The encoding scheme is required to

Base

Base 10 is well known and well accepted, but it produces strings that will be unacceptably long. Base 16 is only slightly more compact.

Base 64 encoding uses a large symbol set containing both upper and lower case letters and many special characters. It is more compact than Base 16, but it is difficult to type and difficult to pronounce.

Base 32 seems the best balance between compactness and error resistance. Each symbol carries 5 bits.

Symbols

The Base32 symbol set is a superset of the Base16 symbol set.

We chose a symbol set of 10 digits and 22 letters. We exclude 4 of the 26 letters: I L O U.

Excluded Letters
I Can be confused with 1
L Can be confused with 1
O Can be confused with 0
U Accidental obscenity

When decoding, upper and lower case letters are accepted, and i and l will be treated as 1 and o will be treated as 0. When encoding, only upper case letters are used.
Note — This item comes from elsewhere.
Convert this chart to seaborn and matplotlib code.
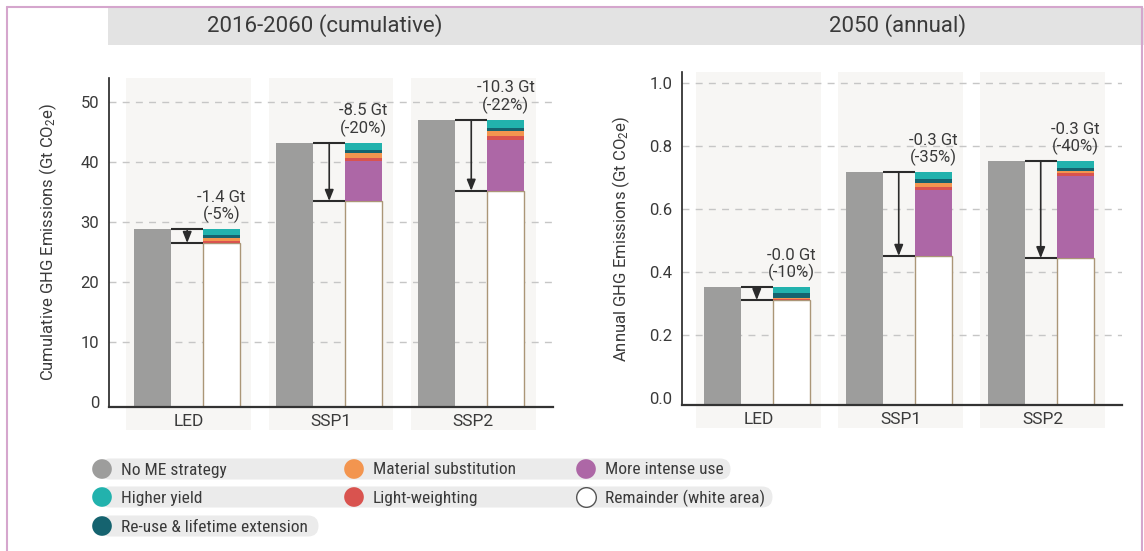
import matplotlib
matplotlib.use("Agg")
import matplotlib.pyplot as plt
from matplotlib.patches import FancyBboxPatch, Rectangle
from matplotlib import font_manager
import numpy as np
import pandas as pd
import seaborn as sns

scenarios = ["LED", "SSP1", "SSP2"]

# 2016-2060 cumulative (Gt CO2e)
cum_no_me = [28.8, 43.2, 47.0]
cum_remainder = [26.5, 33.5, 35.2]
cum_more_intense = [0.0, 6.7, 8.5]
cum_light_weight = [0.35, 0.5, 0.67]
cum_material_sub = [0.45, 0.83, 0.83]
cum_reuse = [0.5, 0.5, 0.5]
cum_higher_yield = [1.0, 1.17, 1.3]
cum_labels = ["-1.4 Gt\n(-5%)", "-8.5 Gt\n(-20%)", "-10.3 Gt\n(-22%)"]

# 2050 annual (Gt CO2e)
ann_no_me = [0.352, 0.717, 0.752]
ann_remainder = [0.311, 0.451, 0.444]
ann_more_intense = [0.0, 0.209, 0.261]
ann_light_weight = [0.004, 0.010, 0.009]
ann_material_sub = [0.004, 0.013, 0.007]
ann_reuse = [0.013, 0.013, 0.009]
ann_higher_yield = [0.020, 0.021, 0.022]
ann_labels = ["-0.0 Gt\n(-10%)", "-0.3 Gt\n(-35%)", "-0.3 Gt\n(-40%)"]

legend_labels = ["No ME strategy", "Higher yield", "Re-use & lifetime extension",
                 "Material substitution", "Light-weighting",
                 "More intense use", "Remainder (white area)"]

C_GRAY = "#9d9d9c"
C_TEAL = "#22b2ad"
C_DTEAL = "#15636f"
C_ORANGE = "#f3954f"
C_RED = "#d9534f"
C_PURPLE = "#ad67a6"
C_TAN = "#ab9677"
BG = "#f7f6f4"
GRID = "#c6c6c6"
LINE = "#2b2b2b"
TXT = "#3a3a3a"

legend_colors = [C_GRAY, C_TEAL, C_DTEAL, C_ORANGE, C_RED, C_PURPLE, "white"]

sns.set_theme(style="white")
plt.rcParams["font.family"] = ["Roboto", "DejaVu Sans"]
plt.rcParams["mathtext.fontset"] = "custom"
plt.rcParams["mathtext.rm"] = "Roboto"
plt.rcParams["mathtext.default"] = "rm"

names = {f.name for f in font_manager.fontManager.ttflist}
legend_font = "Roboto Condensed" if "Roboto Condensed" in names else "Roboto"

W, H = 1144, 551
GRAY_OFF, STACK_OFF, BAR_W = -0.255, 0.23, 0.26


def draw_panel(ax, no_me, remainder, segs, labels, ylim, yticks, fmt, ylabel, xlim):
    base = ylim[0]
    pos = np.arange(len(scenarios))
    for p in pos:
        ax.axvspan(p - 0.44, p + 0.44, ymin=-0.07, ymax=1.0, color=BG, lw=0,
                   zorder=0, clip_on=False)
    for t in yticks[1:]:
        ax.axhline(t, color=GRID, lw=1, ls=(0, (5, 4.5)), zorder=0.5)

    # baseline bars
    df = pd.DataFrame({"x": pos + GRAY_OFF, "h": np.array(no_me) - base})
    sns.barplot(data=df, x="x", y="h", native_scale=True, orient="x", width=BAR_W,
                color=C_GRAY, saturation=1, errorbar=None, bottom=base,
                linewidth=0, zorder=2, ax=ax)

    # stacked bars: remainder then strategies
    bottom = np.full(len(scenarios), base)
    rem = np.array(remainder)
    df = pd.DataFrame({"x": pos + STACK_OFF, "h": rem - base})
    sns.barplot(data=df, x="x", y="h", native_scale=True, orient="x", width=BAR_W,
                color="white", saturation=1, errorbar=None, bottom=bottom,
                edgecolor=C_TAN, linewidth=1, zorder=2, ax=ax)
    bottom = rem.copy()
    for vals, col in segs:
        vals = np.array(vals)
        df = pd.DataFrame({"x": pos + STACK_OFF, "h": vals})
        sns.barplot(data=df, x="x", y="h", native_scale=True, orient="x", width=BAR_W,
                    color=col, saturation=1, errorbar=None, bottom=bottom.copy(),
                    linewidth=0, zorder=2.5, ax=ax)
        bottom = bottom + vals

    # reduction arrows
    gl = pos + GRAY_OFF + BAR_W / 2
    gr = pos + STACK_OFF - BAR_W / 2
    mid = (gl + gr) / 2
    ax.hlines(no_me, gl, gr, color=LINE, lw=1.5, zorder=3)
    ax.hlines(remainder, gl, gr, color=LINE, lw=1.5, zorder=3)
    for i in range(len(scenarios)):
        ax.annotate("", xy=(mid[i], remainder[i]), xytext=(mid[i], no_me[i]),
                    arrowprops=dict(arrowstyle="-|>,head_length=0.55,head_width=0.22",
                                    color=LINE, lw=1.2, shrinkA=0, shrinkB=0),
                    zorder=3)
        ax.annotate(labels[i], xy=(pos[i] + STACK_OFF, bottom[i]), xytext=(0, 6),
                    textcoords="offset pixels", ha="center", va="bottom",
                    fontsize=12, color=TXT, linespacing=1.1)

    ax.set_xlim(*xlim)
    ax.set_ylim(*ylim)
    ax.set_yticks(yticks)
    ax.set_yticklabels([fmt.format(t) for t in yticks])
    ax.set_xticks(pos)
    ax.set_xticklabels(scenarios)
    ax.set_xlabel("")
    ax.set_ylabel(ylabel, fontsize=12, color=TXT)
    ax.yaxis.set_label_coords(-0.113, 0.5)
    ax.tick_params(axis="y", length=0, pad=7, labelsize=12, labelcolor=TXT)
    ax.tick_params(axis="x", length=0, pad=5, labelsize=12.5, labelcolor=TXT)
    for s in ("top", "right"):
        ax.spines[s].set_visible(False)
    ax.spines["left"].set_color("#222222")
    ax.spines["left"].set_linewidth(1.2)
    ax.spines["bottom"].set_color("#333333")
    ax.spines["bottom"].set_linewidth(1.6)
    ax.patch.set_alpha(0)


fig = plt.figure(figsize=(W / 100, H / 100), dpi=100)
fig.patch.set_facecolor("white")

ov = fig.add_axes([0, 0, 1, 1], zorder=0)
ov.axis("off")
ov.add_patch(Rectangle((108, 8), W - 108, 37, color="#e3e3e3", lw=0))
pink = "#d5a6cd"
ov.plot([7, 7], [7, H], color=pink, lw=1.5)
ov.plot([7, 1142], [7, 7], color=pink, lw=1.5)
ov.plot([1142, 1142], [7, H], color=pink, lw=1.5)
ov.text(325, 26, "2016-2060 (cumulative)", ha="center", va="center", fontsize=16, color=TXT)
ov.text(898, 26, "2050 (annual)", ha="center", va="center", fontsize=16, color=TXT)

# legend rows as rounded pills
for (x0, x1, yc) in [(89, 741, 469), (89, 783, 497), (89, 329, 526)]:
    ov.add_patch(FancyBboxPatch((x0 + 10.5, yc - 10.5), x1 - x0 - 21, 21,
                                boxstyle="round,pad=0,rounding_size=10.5",
                                fc="#ebebeb", ec="none", lw=0))
legend_xy = [(102, 469), (102, 497), (102, 526), (354, 469), (354, 497), (586, 469), (586, 497)]
for (cx, cy), lab, col in zip(legend_xy, legend_labels, legend_colors):
    ov.scatter([cx], [cy], s=200, color=col, edgecolors="#555555" if col == "white" else "none",
               linewidths=1, zorder=3)
    ov.text(cx + 19, cy + 1, lab, ha="left", va="center", fontsize=12.5,
            color=TXT, family=[legend_font, "DejaVu Sans"])
ov.set_xlim(0, W)
ov.set_ylim(H, 0)

ax1 = fig.add_axes([109 / W, (H - 407) / H, 444 / W, 329 / H], zorder=1)
draw_panel(ax1, cum_no_me, cum_remainder,
           [(cum_more_intense, C_PURPLE), (cum_light_weight, C_RED),
            (cum_material_sub, C_ORANGE), (cum_reuse, C_DTEAL), (cum_higher_yield, C_TEAL)],
           cum_labels, (-0.83, 54), [0, 10, 20, 30, 40, 50], "{:.0f}",
           "Cumulative GHG Emissions (Gt CO$_2$e)", (-0.563, 2.563))

ax2 = fig.add_axes([682 / W, (H - 405) / H, 440 / W, 333 / H], zorder=1)
draw_panel(ax2, ann_no_me, ann_remainder,
           [(ann_more_intense, C_PURPLE), (ann_light_weight, C_RED),
            (ann_material_sub, C_ORANGE), (ann_reuse, C_DTEAL), (ann_higher_yield, C_TEAL)],
           ann_labels, (-0.022, 1.035), [0.0, 0.2, 0.4, 0.6, 0.8, 1.0], "{:.1f}",
           "Annual GHG Emissions (Gt CO$_2$e)", (-0.539, 2.56))

fig.savefig("out.png", dpi=100)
If the bit-length of the number to be encoded is not a multiple of 5 bits, then zero-extend the number to make its bit-length a multiple of 5.

Hyphens (-) can be inserted into symbol strings. This can partition a string into manageable pieces, improving readability by helping to prevent confusion. Hyphens are ignored during decoding. An application may look for hyphens to assure symbol string correctness.

Check

Symbol
Value
Decode
Symbol
Encode
Symbol
32 * *
33 ~ ~
34 $ $
35 = =
36 U u U

An application may append a check symbol to a symbol string. This check symbol can be used to detect wrong-symbol and transposed-symbol errors. This allows for detecting transmission and entry errors early and inexpensively.

The check symbol encodes the number modulo 37, 37 being the least prime number greater than 32. We introduce 5 additional symbols that are used only for encoding or decoding the check symbol.

The additional symbols were selected to not be confused with punctuation or with URL formatting.

0123456789ABCDEFGHJKMNPQRSTVWXYZ *~$=U 2002-11-02